- Task brief
Retype the whole listing, please, keeping every line exact and dropping the pictures.

- Data provided

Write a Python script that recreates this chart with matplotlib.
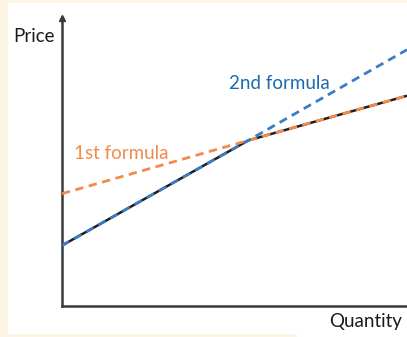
import matplotlib
matplotlib.use("Agg")
import matplotlib.pyplot as plt
from matplotlib.patches import Rectangle
import numpy as np

# Quantity break points and prices under each pricing formula
quantity = [0.0, 5.4, 10.0]
formula_1 = [3.9, 5.75, 7.3]
formula_2 = [2.1, 5.75, 8.9]
# the price actually charged: the cheaper of the two formulas
charged = list(np.minimum(formula_1, formula_2))

label_1 = "1st formula"
label_2 = "2nd formula"
x_label = "Quantity"
y_label = "Price"

W, H = 407, 337
DPI = 100
plt.rcParams['font.family'] = ['Lato', 'DejaVu Sans']

fig = plt.figure(figsize=(W / DPI, H / DPI), dpi=DPI)
fig.patch.set_facecolor('#fdf5e3')

def px(x0, y0, x1, y1):
    """Figure-fraction rectangle from pixel edges (top-left origin)."""
    return [x0 / W, 1 - y1 / H, (x1 - x0) / W, (y1 - y0) / H]

# white panel behind the chart
for x0, y0, x1, y1 in [(8, 3, W, 334), (297, 333, W, H)]:
    l, b, w, h = px(x0, y0, x1, y1)
    fig.patches.append(Rectangle((l, b), w, h, transform=fig.transFigure,
                                 facecolor='white', edgecolor='none',
                                 zorder=-1))

ax = fig.add_axes(px(62, 18, W, 306))
ax.set_facecolor('none')
ax.set_xlim(0, 10)
ax.set_ylim(0, 10)
for side in ('top', 'right'):
    ax.spines[side].set_visible(False)
for side in ('left', 'bottom'):
    ax.spines[side].set_color('#3a3a3a')
    ax.spines[side].set_linewidth(1.8)
ax.set_xticks([])
ax.set_yticks([])

# arrow head on the price axis
ax.plot([0], [10], marker='^', markersize=4, color='#3a3a3a',
        clip_on=False, zorder=5)

orange = '#f28a4c'
blue = '#3a7cc6'

ax.plot(quantity, charged, color='#1e1e1e', lw=1.8, solid_capstyle='butt',
        zorder=3, clip_on=False)
ax.plot(quantity, formula_1, color=orange, lw=2.0, ls=(0, (3, 2)),
        zorder=4, clip_on=False)
ax.plot(quantity, formula_2, color=blue, lw=2.0, ls=(0, (3, 2)),
        zorder=4, clip_on=False)

ax.text(1.71, 5.31, label_1, color=orange, fontsize=13.5,
        ha='center', va='center')
ax.text(6.29, 7.74, label_2, color='#1c69ad', fontsize=13.5,
        ha='center', va='center')

fig.text(55 / W, 1 - 36 / H, y_label, ha='right', va='center',
         fontsize=13.5, color='#1a1a1a')
fig.text(402 / W, 1 - 322 / H, x_label, ha='right', va='center',
         fontsize=13.5, color='#1a1a1a')

fig.savefig('out.png', dpi=DPI, facecolor=fig.get_facecolor())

- Output for this exercise
Write a Python script that recreates this chart with matplotlib.
import matplotlib
matplotlib.use("Agg")
import matplotlib.pyplot as plt
from matplotlib.patches import Rectangle
import numpy as np

# Quantity break points and prices under each pricing formula
quantity = [0.0, 5.4, 10.0]
formula_1 = [3.9, 5.75, 7.3]
formula_2 = [2.1, 5.75, 8.9]
# the price actually charged: the cheaper of the two formulas
charged = list(np.minimum(formula_1, formula_2))

label_1 = "1st formula"
label_2 = "2nd formula"
x_label = "Quantity"
y_label = "Price"

W, H = 407, 337
DPI = 100
plt.rcParams['font.family'] = ['Lato', 'DejaVu Sans']

fig = plt.figure(figsize=(W / DPI, H / DPI), dpi=DPI)
fig.patch.set_facecolor('#fdf5e3')

def px(x0, y0, x1, y1):
    """Figure-fraction rectangle from pixel edges (top-left origin)."""
    return [x0 / W, 1 - y1 / H, (x1 - x0) / W, (y1 - y0) / H]

# white panel behind the chart
for x0, y0, x1, y1 in [(8, 3, W, 334), (297, 333, W, H)]:
    l, b, w, h = px(x0, y0, x1, y1)
    fig.patches.append(Rectangle((l, b), w, h, transform=fig.transFigure,
                                 facecolor='white', edgecolor='none',
                                 zorder=-1))

ax = fig.add_axes(px(62, 18, W, 306))
ax.set_facecolor('none')
ax.set_xlim(0, 10)
ax.set_ylim(0, 10)
for side in ('top', 'right'):
    ax.spines[side].set_visible(False)
for side in ('left', 'bottom'):
    ax.spines[side].set_color('#3a3a3a')
    ax.spines[side].set_linewidth(1.8)
ax.set_xticks([])
ax.set_yticks([])

# arrow head on the price axis
ax.plot([0], [10], marker='^', markersize=4, color='#3a3a3a',
        clip_on=False, zorder=5)

orange = '#f28a4c'
blue = '#3a7cc6'

ax.plot(quantity, charged, color='#1e1e1e', lw=1.8, solid_capstyle='butt',
        zorder=3, clip_on=False)
ax.plot(quantity, formula_1, color=orange, lw=2.0, ls=(0, (3, 2)),
        zorder=4, clip_on=False)
ax.plot(quantity, formula_2, color=blue, lw=2.0, ls=(0, (3, 2)),
        zorder=4, clip_on=False)

ax.text(1.71, 5.31, label_1, color=orange, fontsize=13.5,
        ha='center', va='center')
ax.text(6.29, 7.74, label_2, color='#1c69ad', fontsize=13.5,
        ha='center', va='center')

fig.text(55 / W, 1 - 36 / H, y_label, ha='right', va='center',
         fontsize=13.5, color='#1a1a1a')
fig.text(402 / W, 1 - 322 / H, x_label, ha='right', va='center',
         fontsize=13.5, color='#1a1a1a')

fig.savefig('out.png', dpi=DPI, facecolor=fig.get_facecolor())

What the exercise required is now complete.